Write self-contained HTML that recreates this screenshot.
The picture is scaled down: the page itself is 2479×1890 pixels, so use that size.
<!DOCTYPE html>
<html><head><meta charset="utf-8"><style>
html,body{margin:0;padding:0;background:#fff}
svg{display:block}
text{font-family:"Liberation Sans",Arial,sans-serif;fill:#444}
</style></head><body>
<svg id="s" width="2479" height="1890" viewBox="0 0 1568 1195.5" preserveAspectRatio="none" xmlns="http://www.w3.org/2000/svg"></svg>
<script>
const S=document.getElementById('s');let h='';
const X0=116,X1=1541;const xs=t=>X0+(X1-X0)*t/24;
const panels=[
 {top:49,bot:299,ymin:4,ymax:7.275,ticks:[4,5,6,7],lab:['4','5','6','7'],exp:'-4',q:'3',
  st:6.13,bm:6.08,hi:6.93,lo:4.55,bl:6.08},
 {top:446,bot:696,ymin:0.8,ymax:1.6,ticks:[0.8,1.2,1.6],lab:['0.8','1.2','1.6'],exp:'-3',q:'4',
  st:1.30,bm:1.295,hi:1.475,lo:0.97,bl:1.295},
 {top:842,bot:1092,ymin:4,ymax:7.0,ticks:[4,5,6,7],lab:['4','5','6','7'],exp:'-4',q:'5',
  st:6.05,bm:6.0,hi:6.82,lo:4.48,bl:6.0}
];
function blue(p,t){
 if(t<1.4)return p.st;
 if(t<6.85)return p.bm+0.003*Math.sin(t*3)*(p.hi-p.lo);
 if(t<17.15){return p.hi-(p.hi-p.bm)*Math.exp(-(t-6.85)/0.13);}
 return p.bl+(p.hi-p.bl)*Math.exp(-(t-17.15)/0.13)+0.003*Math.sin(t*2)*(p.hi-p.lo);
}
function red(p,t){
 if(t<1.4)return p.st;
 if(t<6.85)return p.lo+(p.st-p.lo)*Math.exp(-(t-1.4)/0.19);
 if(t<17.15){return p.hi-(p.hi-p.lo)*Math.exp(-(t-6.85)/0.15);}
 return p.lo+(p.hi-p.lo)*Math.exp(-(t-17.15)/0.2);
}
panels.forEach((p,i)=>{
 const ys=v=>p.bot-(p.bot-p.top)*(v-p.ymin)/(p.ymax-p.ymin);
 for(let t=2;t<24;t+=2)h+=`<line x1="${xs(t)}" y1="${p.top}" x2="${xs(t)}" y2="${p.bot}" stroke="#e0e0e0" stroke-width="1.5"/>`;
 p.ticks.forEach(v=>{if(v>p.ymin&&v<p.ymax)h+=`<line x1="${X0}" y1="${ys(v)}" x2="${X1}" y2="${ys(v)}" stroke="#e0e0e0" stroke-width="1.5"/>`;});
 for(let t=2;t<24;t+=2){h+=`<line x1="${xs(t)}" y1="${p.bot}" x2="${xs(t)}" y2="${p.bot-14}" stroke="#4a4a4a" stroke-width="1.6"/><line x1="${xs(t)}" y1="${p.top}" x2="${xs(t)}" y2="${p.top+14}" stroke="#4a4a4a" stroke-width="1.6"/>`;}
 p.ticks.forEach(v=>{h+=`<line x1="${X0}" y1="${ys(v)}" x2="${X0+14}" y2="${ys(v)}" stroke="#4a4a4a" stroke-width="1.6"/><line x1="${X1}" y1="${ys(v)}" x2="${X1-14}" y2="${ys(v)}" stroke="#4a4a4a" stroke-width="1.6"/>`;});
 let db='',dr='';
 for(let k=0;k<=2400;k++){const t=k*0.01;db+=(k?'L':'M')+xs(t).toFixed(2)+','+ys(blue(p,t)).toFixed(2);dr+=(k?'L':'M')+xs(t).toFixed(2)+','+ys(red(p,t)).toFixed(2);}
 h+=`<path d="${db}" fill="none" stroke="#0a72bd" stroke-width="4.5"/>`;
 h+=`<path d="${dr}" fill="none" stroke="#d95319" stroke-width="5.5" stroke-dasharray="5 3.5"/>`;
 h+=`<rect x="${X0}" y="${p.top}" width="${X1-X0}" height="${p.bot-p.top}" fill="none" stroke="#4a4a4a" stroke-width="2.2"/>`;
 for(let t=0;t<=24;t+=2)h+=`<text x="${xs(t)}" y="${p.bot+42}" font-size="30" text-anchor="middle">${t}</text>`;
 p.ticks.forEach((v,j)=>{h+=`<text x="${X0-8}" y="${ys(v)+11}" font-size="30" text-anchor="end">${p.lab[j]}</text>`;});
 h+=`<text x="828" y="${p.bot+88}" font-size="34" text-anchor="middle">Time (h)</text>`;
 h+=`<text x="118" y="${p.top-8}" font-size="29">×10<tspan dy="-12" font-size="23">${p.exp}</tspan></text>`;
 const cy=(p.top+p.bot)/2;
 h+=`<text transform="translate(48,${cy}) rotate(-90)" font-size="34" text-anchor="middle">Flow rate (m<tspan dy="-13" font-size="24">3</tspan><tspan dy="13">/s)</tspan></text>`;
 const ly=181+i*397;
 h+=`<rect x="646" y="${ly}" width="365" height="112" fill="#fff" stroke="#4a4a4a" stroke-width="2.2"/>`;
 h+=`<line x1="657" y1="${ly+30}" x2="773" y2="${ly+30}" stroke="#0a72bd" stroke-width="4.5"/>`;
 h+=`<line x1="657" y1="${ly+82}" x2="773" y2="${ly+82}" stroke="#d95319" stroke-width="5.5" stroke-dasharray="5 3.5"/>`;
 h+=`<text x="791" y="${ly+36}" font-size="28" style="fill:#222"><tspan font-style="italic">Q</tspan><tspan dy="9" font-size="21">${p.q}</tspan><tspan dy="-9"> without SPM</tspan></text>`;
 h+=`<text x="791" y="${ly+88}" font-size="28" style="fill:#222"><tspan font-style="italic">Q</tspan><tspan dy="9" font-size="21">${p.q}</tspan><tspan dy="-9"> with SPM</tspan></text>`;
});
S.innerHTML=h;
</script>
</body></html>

•••••

▸ Written problem:
Your task is to transcribe the material exactly.

▸ Solution to this exercise:
Write self-contained HTML that recreates this screenshot.
The picture is scaled down: the page itself is 2479×1890 pixels, so use that size.
<!DOCTYPE html>
<html><head><meta charset="utf-8"><style>
html,body{margin:0;padding:0;background:#fff}
svg{display:block}
text{font-family:"Liberation Sans",Arial,sans-serif;fill:#444}
</style></head><body>
<svg id="s" width="2479" height="1890" viewBox="0 0 1568 1195.5" preserveAspectRatio="none" xmlns="http://www.w3.org/2000/svg"></svg>
<script>
const S=document.getElementById('s');let h='';
const X0=116,X1=1541;const xs=t=>X0+(X1-X0)*t/24;
const panels=[
 {top:49,bot:299,ymin:4,ymax:7.275,ticks:[4,5,6,7],lab:['4','5','6','7'],exp:'-4',q:'3',
  st:6.13,bm:6.08,hi:6.93,lo:4.55,bl:6.08},
 {top:446,bot:696,ymin:0.8,ymax:1.6,ticks:[0.8,1.2,1.6],lab:['0.8','1.2','1.6'],exp:'-3',q:'4',
  st:1.30,bm:1.295,hi:1.475,lo:0.97,bl:1.295},
 {top:842,bot:1092,ymin:4,ymax:7.0,ticks:[4,5,6,7],lab:['4','5','6','7'],exp:'-4',q:'5',
  st:6.05,bm:6.0,hi:6.82,lo:4.48,bl:6.0}
];
function blue(p,t){
 if(t<1.4)return p.st;
 if(t<6.85)return p.bm+0.003*Math.sin(t*3)*(p.hi-p.lo);
 if(t<17.15){return p.hi-(p.hi-p.bm)*Math.exp(-(t-6.85)/0.13);}
 return p.bl+(p.hi-p.bl)*Math.exp(-(t-17.15)/0.13)+0.003*Math.sin(t*2)*(p.hi-p.lo);
}
function red(p,t){
 if(t<1.4)return p.st;
 if(t<6.85)return p.lo+(p.st-p.lo)*Math.exp(-(t-1.4)/0.19);
 if(t<17.15){return p.hi-(p.hi-p.lo)*Math.exp(-(t-6.85)/0.15);}
 return p.lo+(p.hi-p.lo)*Math.exp(-(t-17.15)/0.2);
}
panels.forEach((p,i)=>{
 const ys=v=>p.bot-(p.bot-p.top)*(v-p.ymin)/(p.ymax-p.ymin);
 for(let t=2;t<24;t+=2)h+=`<line x1="${xs(t)}" y1="${p.top}" x2="${xs(t)}" y2="${p.bot}" stroke="#e0e0e0" stroke-width="1.5"/>`;
 p.ticks.forEach(v=>{if(v>p.ymin&&v<p.ymax)h+=`<line x1="${X0}" y1="${ys(v)}" x2="${X1}" y2="${ys(v)}" stroke="#e0e0e0" stroke-width="1.5"/>`;});
 for(let t=2;t<24;t+=2){h+=`<line x1="${xs(t)}" y1="${p.bot}" x2="${xs(t)}" y2="${p.bot-14}" stroke="#4a4a4a" stroke-width="1.6"/><line x1="${xs(t)}" y1="${p.top}" x2="${xs(t)}" y2="${p.top+14}" stroke="#4a4a4a" stroke-width="1.6"/>`;}
 p.ticks.forEach(v=>{h+=`<line x1="${X0}" y1="${ys(v)}" x2="${X0+14}" y2="${ys(v)}" stroke="#4a4a4a" stroke-width="1.6"/><line x1="${X1}" y1="${ys(v)}" x2="${X1-14}" y2="${ys(v)}" stroke="#4a4a4a" stroke-width="1.6"/>`;});
 let db='',dr='';
 for(let k=0;k<=2400;k++){const t=k*0.01;db+=(k?'L':'M')+xs(t).toFixed(2)+','+ys(blue(p,t)).toFixed(2);dr+=(k?'L':'M')+xs(t).toFixed(2)+','+ys(red(p,t)).toFixed(2);}
 h+=`<path d="${db}" fill="none" stroke="#0a72bd" stroke-width="4.5"/>`;
 h+=`<path d="${dr}" fill="none" stroke="#d95319" stroke-width="5.5" stroke-dasharray="5 3.5"/>`;
 h+=`<rect x="${X0}" y="${p.top}" width="${X1-X0}" height="${p.bot-p.top}" fill="none" stroke="#4a4a4a" stroke-width="2.2"/>`;
 for(let t=0;t<=24;t+=2)h+=`<text x="${xs(t)}" y="${p.bot+42}" font-size="30" text-anchor="middle">${t}</text>`;
 p.ticks.forEach((v,j)=>{h+=`<text x="${X0-8}" y="${ys(v)+11}" font-size="30" text-anchor="end">${p.lab[j]}</text>`;});
 h+=`<text x="828" y="${p.bot+88}" font-size="34" text-anchor="middle">Time (h)</text>`;
 h+=`<text x="118" y="${p.top-8}" font-size="29">×10<tspan dy="-12" font-size="23">${p.exp}</tspan></text>`;
 const cy=(p.top+p.bot)/2;
 h+=`<text transform="translate(48,${cy}) rotate(-90)" font-size="34" text-anchor="middle">Flow rate (m<tspan dy="-13" font-size="24">3</tspan><tspan dy="13">/s)</tspan></text>`;
 const ly=181+i*397;
 h+=`<rect x="646" y="${ly}" width="365" height="112" fill="#fff" stroke="#4a4a4a" stroke-width="2.2"/>`;
 h+=`<line x1="657" y1="${ly+30}" x2="773" y2="${ly+30}" stroke="#0a72bd" stroke-width="4.5"/>`;
 h+=`<line x1="657" y1="${ly+82}" x2="773" y2="${ly+82}" stroke="#d95319" stroke-width="5.5" stroke-dasharray="5 3.5"/>`;
 h+=`<text x="791" y="${ly+36}" font-size="28" style="fill:#222"><tspan font-style="italic">Q</tspan><tspan dy="9" font-size="21">${p.q}</tspan><tspan dy="-9"> without SPM</tspan></text>`;
 h+=`<text x="791" y="${ly+88}" font-size="28" style="fill:#222"><tspan font-style="italic">Q</tspan><tspan dy="9" font-size="21">${p.q}</tspan><tspan dy="-9"> with SPM</tspan></text>`;
});
S.innerHTML=h;
</script>
</body></html>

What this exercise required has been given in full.